A more egregious textual cut was that of Antony’s messenger to the assassins after the murder of Caesar. If this cut was made as a time-constraint decision, the consequences should have been weighed more considerately. Again, it was a missed first step that ultimately causes the character’s portrayal to stumble, for in the messenger we see how Antony carefully begins to strategize his engagement with the conspirators. With no clear sense of that strategy—or even that he has a strategy—Christina Frank’s Antony came off as Wendy Williams with a ’tude, crying at the drop of a hat and just as quickly making diva-like “duh?” gestures and put-down expressions. The wary and smooth-maneuvering Antony was totally missing here.
These two primary roles were set against two secondary players who aggregated every syllable of Shakespeare’s script for their portrayals. Bob Sheire played an arrogant Octavius, striding to front and center in his first scene with the other two triumvirs and later displaying a brashness that left Brutus and Cassius sputtering in the parley scene. As Frank’s Antony merely tried to outbrash the young Octavius, she seemed oblivious to the danger in him.

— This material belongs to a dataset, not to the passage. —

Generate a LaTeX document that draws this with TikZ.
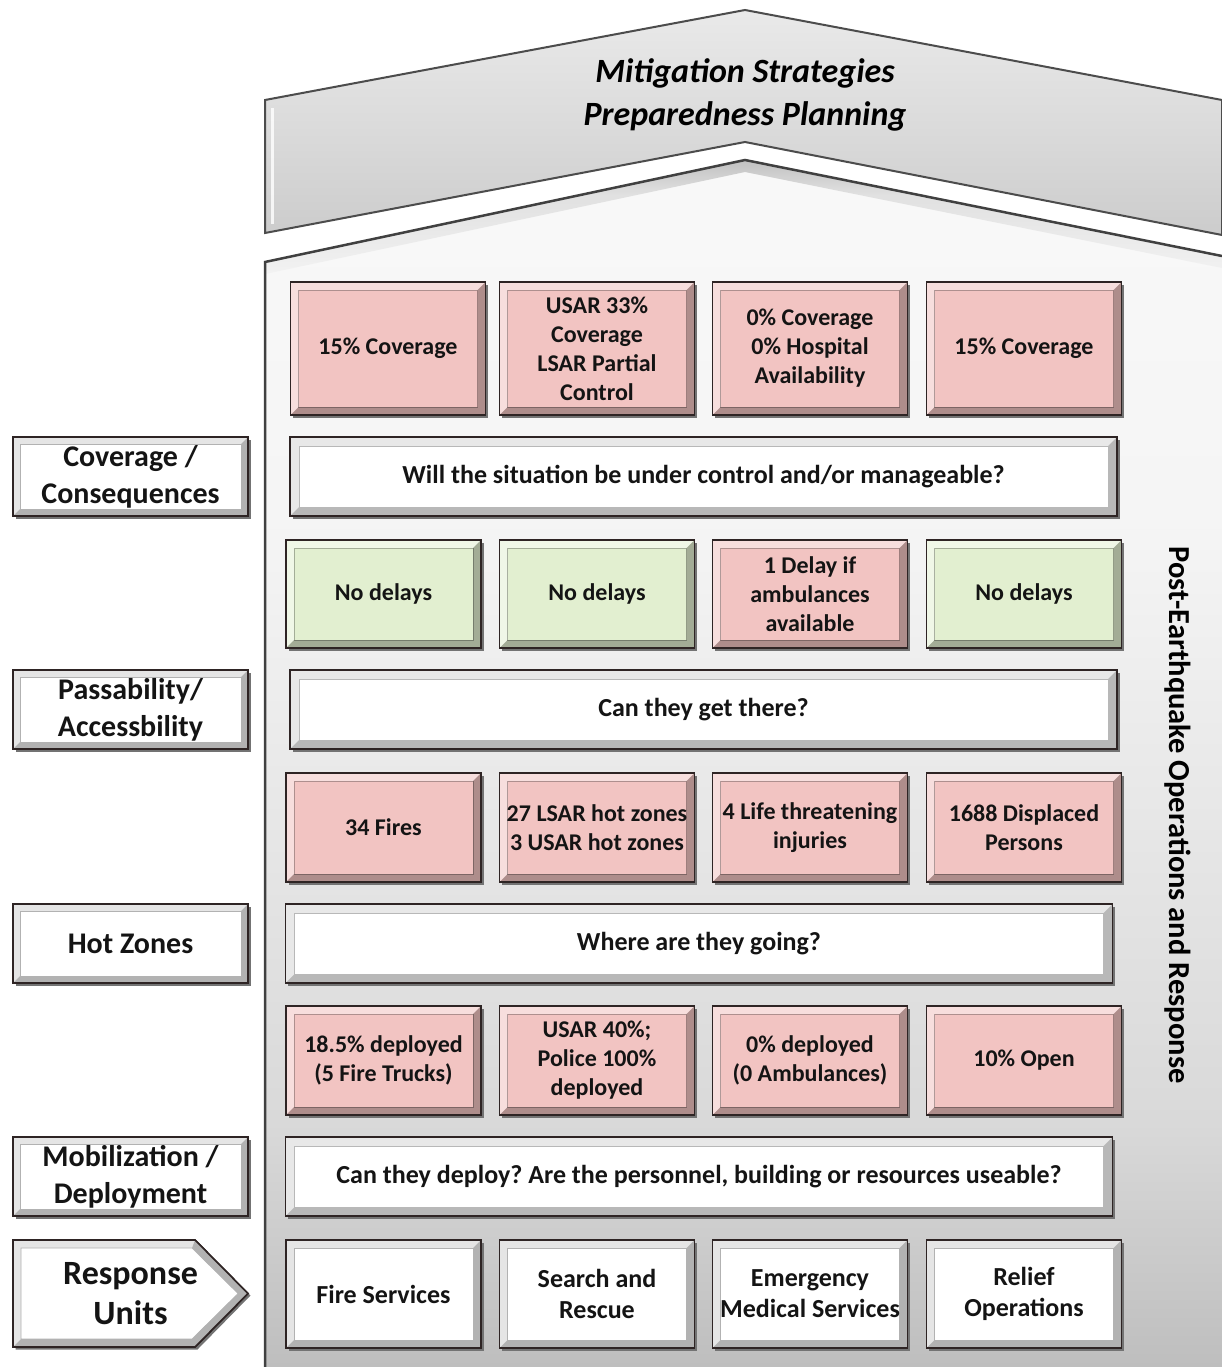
\documentclass[tikz,border=0pt]{standalone}
\usepackage{fontspec}
\setmainfont{Carlito}
\usetikzlibrary{shadows}
\definecolor{pinkf}{HTML}{F2C4C2}
\definecolor{greenf}{HTML}{E2EFD0}
\definecolor{edgec}{HTML}{2E2424}
\pgfdeclareverticalshading{housesh}{100bp}{color(0bp)=(black!45); color(15bp)=(black!36); color(35bp)=(black!15); color(60bp)=(black!4); color(100bp)=(white)}
\pgfdeclareverticalshading{roofsh}{100bp}{color(0bp)=(black!26); color(50bp)=(black!14); color(100bp)=(black!3)}
\pgfdeclareverticalshading{topshadow}{100bp}{color(0bp)=(white); color(60bp)=(black!12); color(100bp)=(black!45)}
\newcommand\mybevel[3]{%
  \path (path picture bounding box.north west) coordinate (pNW)
        (path picture bounding box.south east) coordinate (pSE);
  \fill[#2] (pNW) -- (pNW -| pSE) -- ([shift={(-#1,-#1)}]pNW -| pSE) -- ([shift={(#1,-#1)}]pNW)
     -- ([shift={(#1,#1)}]pNW |- pSE) -- (pNW |- pSE) -- cycle;
  \fill[#3] (pSE) -- (pNW -| pSE) -- ([shift={(-#1,-#1)}]pNW -| pSE) -- ([shift={(-#1,#1)}]pSE)
     -- ([shift={(#1,#1)}]pNW |- pSE) -- (pNW |- pSE) -- cycle;
  \draw[#3, line width=0.6pt] ([shift={(#1,-#1)}]pNW) rectangle ([shift={(-#1,#1)}]pSE);}
\tikzset{
  basebox/.style={rectangle, inner sep=0pt, align=center, text=black!92,
    draw=edgec, line width=1.6pt,
    general shadow={shadow xshift=2.5pt, shadow yshift=-2.5pt, fill=black!55},
    font=\fontsize{24}{29}\selectfont\bfseries},
  pinkbox/.style={basebox, fill=pinkf, minimum width=195pt, minimum height=#1,
    path picture={\mybevel{8pt}{white,opacity=.45}{black,opacity=.28}}},
  greenbox/.style={basebox, fill=greenf, minimum width=195pt, minimum height=108pt,
    path picture={\mybevel{8pt}{white,opacity=.5}{black,opacity=.28}}},
  unitbox/.style={basebox, fill=white, minimum width=195pt, minimum height=108pt,
    font=\fontsize{26}{31}\selectfont\bfseries,
    path picture={\mybevel{8pt}{black!10}{black!30}}},
  qbox/.style={basebox, fill=white, minimum width=827pt, minimum height=79pt,
    font=\fontsize{26}{30}\selectfont\bfseries,
    path picture={\mybevel{9pt}{black!9}{black!28}}},
  lbox/.style={basebox, fill=white, minimum width=235pt, minimum height=79pt,
    font=\fontsize{30}{37}\selectfont\bfseries,
    path picture={\mybevel{7pt}{black!10}{black!30}}},
}
\begin{document}
\frenchspacing
\begin{tikzpicture}[x=1pt,y=-1pt]
\useasboundingbox (0,0) rectangle (1222,1367);
% house body
\shade[shading=housesh] (265,262) -- (745,160) -- (1222,256) -- (1222,1367) -- (265,1367) -- cycle;
\shade[shading=topshadow] (265,262) -- (745,160) -- (1222,256) -- (1222,268) -- (745,172) -- (265,274) -- cycle;
\draw[black!75, line width=2.5pt] (265,1367) -- (265,262) -- (745,160) -- (1222,256);
% roof
\shade[shading=roofsh, draw=black!70, line width=2pt]
  (265,100) -- (745,10) -- (1222,100) -- (1222,235) -- (745,142) -- (265,233) -- cycle;
\draw[white, opacity=.8, line width=3pt] (272,108) -- (272,224);
\node[font=\fontsize{34}{43}\selectfont\bfseries\itshape, align=center] (title) at (745,95)
  {Mitigation Strategies\\Preparedness Planning};
% vertical text
\node[rotate=-90, font=\fontsize{30.5}{32}\selectfont\bfseries] (side) at (1178,815)
  {Post-Earthquake Operations and Response};
% row 1
\node[pinkbox=133pt] (a1) at (388,348.5) {15\% Coverage};
\node[pinkbox=133pt] (a2) at (597,348.5) {USAR 33\%\\Coverage\\LSAR Partial\\Control};
\node[pinkbox=133pt] (a3) at (810,348.5) {0\% Coverage\\0\% Hospital\\Availability};
\node[pinkbox=133pt] (a4) at (1024,348.5) {15\% Coverage};
\node[qbox] (q1) at (703.5,476.5) {Will the situation be under control and/or manageable?};
% row 2
\node[greenbox] (b1) at (383.5,594) {No delays};
\node[greenbox] (b2) at (597,594) {No delays};
\node[pinkbox=108pt] (b3) at (810,594) {1 Delay if\\ambulances\\available};
\node[greenbox] (b4) at (1024,594) {No delays};
\node[qbox] (q2) at (703.5,709.5) {Can they get there?};
% row 3
\node[pinkbox=109pt] (c1) at (383.5,827.5) {34 Fires};
\node[pinkbox=109pt] (c2) at (597,827.5) {27 LSAR hot zones\\3 USAR hot zones};
\node[pinkbox=109pt] (c3) at (810,827.5) {4 Life threatening\\injuries};
\node[pinkbox=109pt] (c4) at (1024,827.5) {1688 Displaced\\Persons};
\node[qbox] (q3) at (699,943.5) {Where are they going?};
% row 4
\node[pinkbox=109pt] (d1) at (383.5,1060.5) {18.5\% deployed\\(5 Fire Trucks)};
\node[pinkbox=109pt] (d2) at (597,1060.5) {USAR 40\%;\\Police 100\%\\deployed};
\node[pinkbox=109pt] (d3) at (810,1060.5) {0\% deployed\\(0 Ambulances)};
\node[pinkbox=109pt] (d4) at (1024,1060.5) {10\% Open};
\node[qbox] (q4) at (699,1176.5) {Can they deploy? Are the personnel, building or resources useable?};
% row 5
\node[unitbox] (e1) at (383.5,1294) {Fire Services};
\node[unitbox] (e2) at (597,1294) {Search and\\Rescue};
\node[unitbox] (e3) at (810,1294) {Emergency\\Medical Services};
\node[unitbox] (e4) at (1024,1294) {Relief\\Operations};
% left labels
\node[lbox] (l1) at (130.5,476.5) {Coverage /\\Consequences};
\node[lbox] (l2) at (130.5,709.5) {Passability/\\Accessbility};
\node[lbox] (l3) at (130.5,943.5) {Hot Zones};
\node[lbox] (l4) at (130.5,1176.5) {Mobilization /\\Deployment};
% response units arrow
\fill[black!55] (15.5,1242.5) -- (197.5,1242.5) -- (250.5,1295.5) -- (197.5,1349.5) -- (15.5,1349.5) -- cycle;
\fill[white, draw=edgec, line width=1.6pt] (13,1240) -- (195,1240) -- (248,1293.5) -- (195,1347) -- (13,1347) -- cycle;
\fill[black!10] (13,1240) -- (195,1240) -- (192,1248) -- (21,1248) -- (21,1339) -- (13,1347) -- cycle;
\fill[black!30] (195,1240) -- (248,1293.5) -- (195,1347) -- (13,1347) -- (21,1339) -- (192,1339) -- (238,1293.5) -- (192,1248) -- cycle;
\draw[black!30, line width=0.6pt] (21,1248) -- (192,1248) -- (238,1293.5) -- (192,1339) -- (21,1339) -- cycle;
\draw[edgec, line width=1.6pt] (13,1240) -- (195,1240) -- (248,1293.5) -- (195,1347) -- (13,1347) -- cycle;
\node[align=center, font=\fontsize{34}{40}\selectfont\bfseries, text=black!92] (ru) at (130.5,1293.5) {Response\\Units};
\end{tikzpicture}
\end{document}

A revelation of Brutus, meanwhile, came out in his scene with his wife. Elizabeth Jernigan rescued Portia from a tradition of the dutifully whining (if not whacky) wife and found in her a firebrand of a woman equal to Shakespeare’s other such creations as Juliet, Lady Macbeth, and Cleopatra. Jernigan’s portrayal landed forcefully on the line “Am I your self but as it were in sort or limitation?” This Portia didn’t cotton to “limitation,” and she didn’t merely chastise Brutus and reveal her self-wound as a show of duty; she demanded the respect owed to Cato’s daughter and pointed to her wound as the mark of a woman with strong constancy equal to that of her husband, the great Brutus. Set up against this Portia, Brutus was not so much a man of honor but a man with a holier-than-thou ego, and he laid his superior morality on Cassius and the other conspirators as well as his wife. That Portia shows excessive worry in her only other scene just ahead of the assassination need not be taken as weakness but as her full understanding of what may befall. After all, Portia already knows Brutus as well as we come to know him by play’s end—she has reason to worry. Jernigan’s reading of this part was insightful, and her playing was extraordinary.

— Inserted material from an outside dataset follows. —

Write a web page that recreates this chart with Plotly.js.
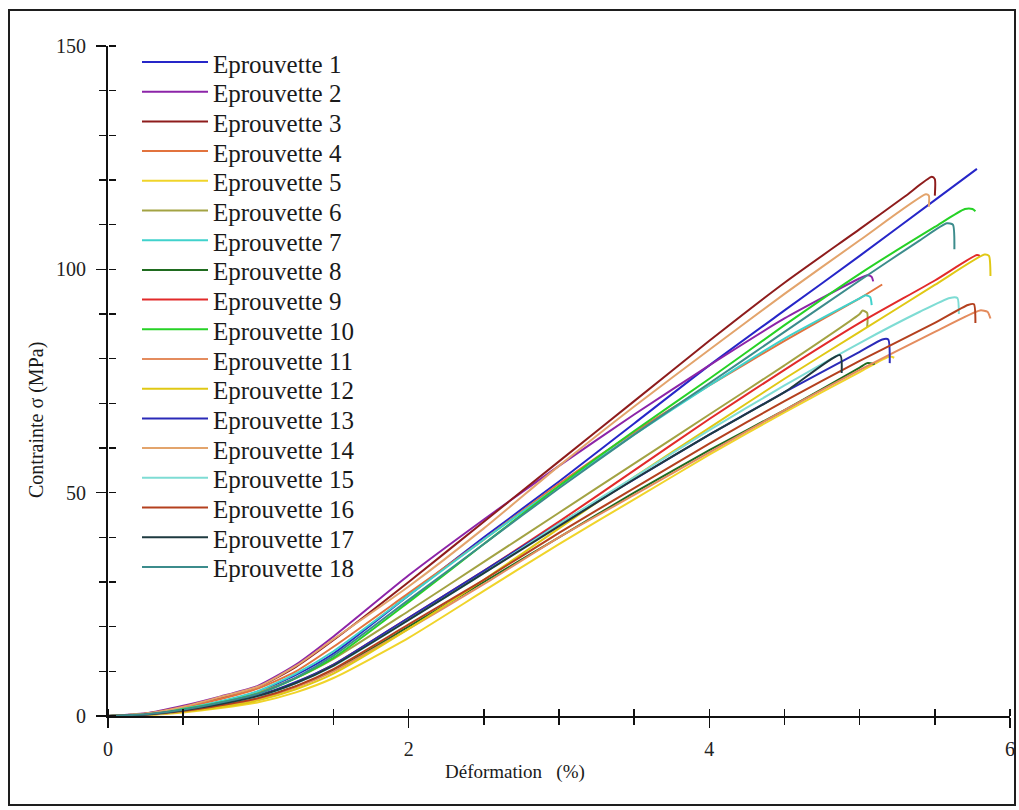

Steven Hoochuk played an imperious Caesar. You could see why the conspirators fear his growing power. But to truly understand the real danger Caesar conveyed in this production, you had to watch the tribunes, Flavius and Marullus, in the opening scene, pointedly played by Sheire and Teresa Spencer, respectively. When Flavius told Marullus to disrobe the images decked with ceremonies, Spencer’s Marullus grew visibly concerned. “May we do so?” she asked, aware of the danger, though she followed with “You know it is the Feast of Lupercal.” “It is no matter,” Sheire’s Flavius replied impatiently. “Let no images be hung with Caesar’s trophies.” Off they went to disrobe the statues and, ultimately, have their heads removed, as Casca (in an otherwise comic portrayal by Ivan Zizek) later pointed out in a well-staged moment of pause.

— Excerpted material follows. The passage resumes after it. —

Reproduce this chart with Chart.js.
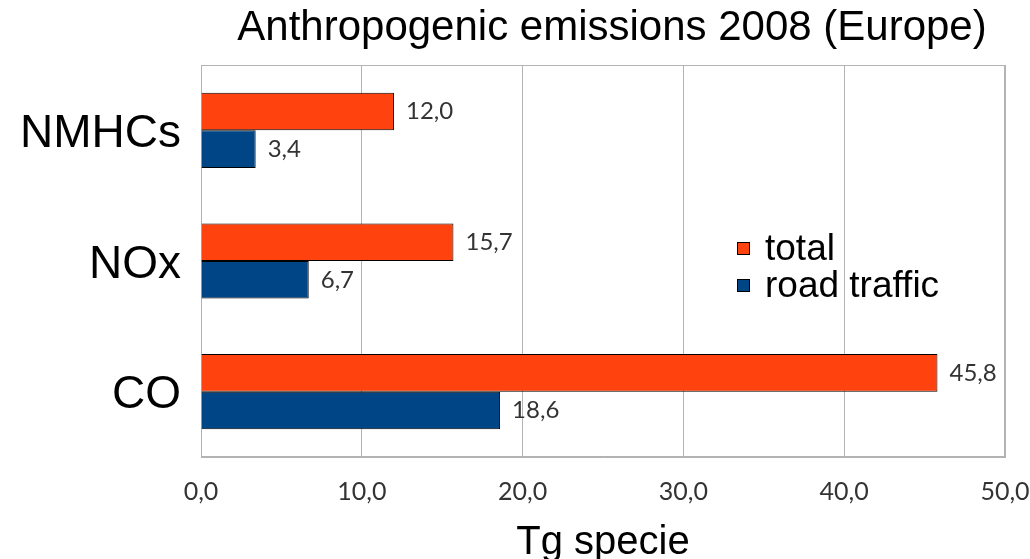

Yet, are the conspirators in the right? To listen to Cassius tell everybody that Rome is headed for a dictatorship that will put all Romans in bondage and lead to the nation’s destruction is to listen to a typical evening of 2012 presidential election coverage. The rhetoric is so harsh; but Cassius manages to inspire Rome’s most powerful noblemen to a cause that seems, for him, more grounded in personal dislike than government policy. Despite their shouts of “Liberty! Freedom! Tyranny is dead!” Cassius and Brutus fail to completely convince the people of Caesar’s danger, the people directly touched in the pocketbooks by Caesar’s military triumphs and the largesse reported in his will.
In a bit of irony that seemed to peer through this presentation, one has to wonder whether Decius (Colby Codding in a fittingly sly turn) would have been right when he said that the Senate might forego naming Caesar emperor if he didn’t go to the capital that day. Had the conspirators let him stay home, his political power might have ebbed on its own. Instead, they killed him and let loose a more dangerous power. We could play all sorts of what-if scenarios with this play and with the real history of Caesar’s assassination, but in the end you will only twist yourself up into conflicting and ultimately baseless suppositions. The big one is what if Cassius had prevailed in his opinion that Antony should fall as well as Caesar; no Antony, no famous speech, no subsequent riot putting the conspirators on the run, and Cassius becomes a big player in Roman government (think about the consequences of that, this man so willing to use kickbacks and bribery to maintain his army).
Men and women in power rise and fall, but it’s the institutions that must remain strong and steady for a society to remain stable, especially a democracy that relies on the will of the whole population. The conspirators saw Caesar as a threat to Rome’s institutions. To stop him they circumvented those institutions. Subsequently, they led to the dissolution of those same institutions. That’s what gives this play such a nagging effect on me. Whenever I hear Cassius seethe that if Caesar is not taken down, “worse days endure,” I hear an echo of current stump rhetoric. We can keep strong our institutions or we can allow ourselves to be whipped into passionate action. Cassius so moved a faction to take Caesar down, Antony so moved the public to run riot, and worse days endured.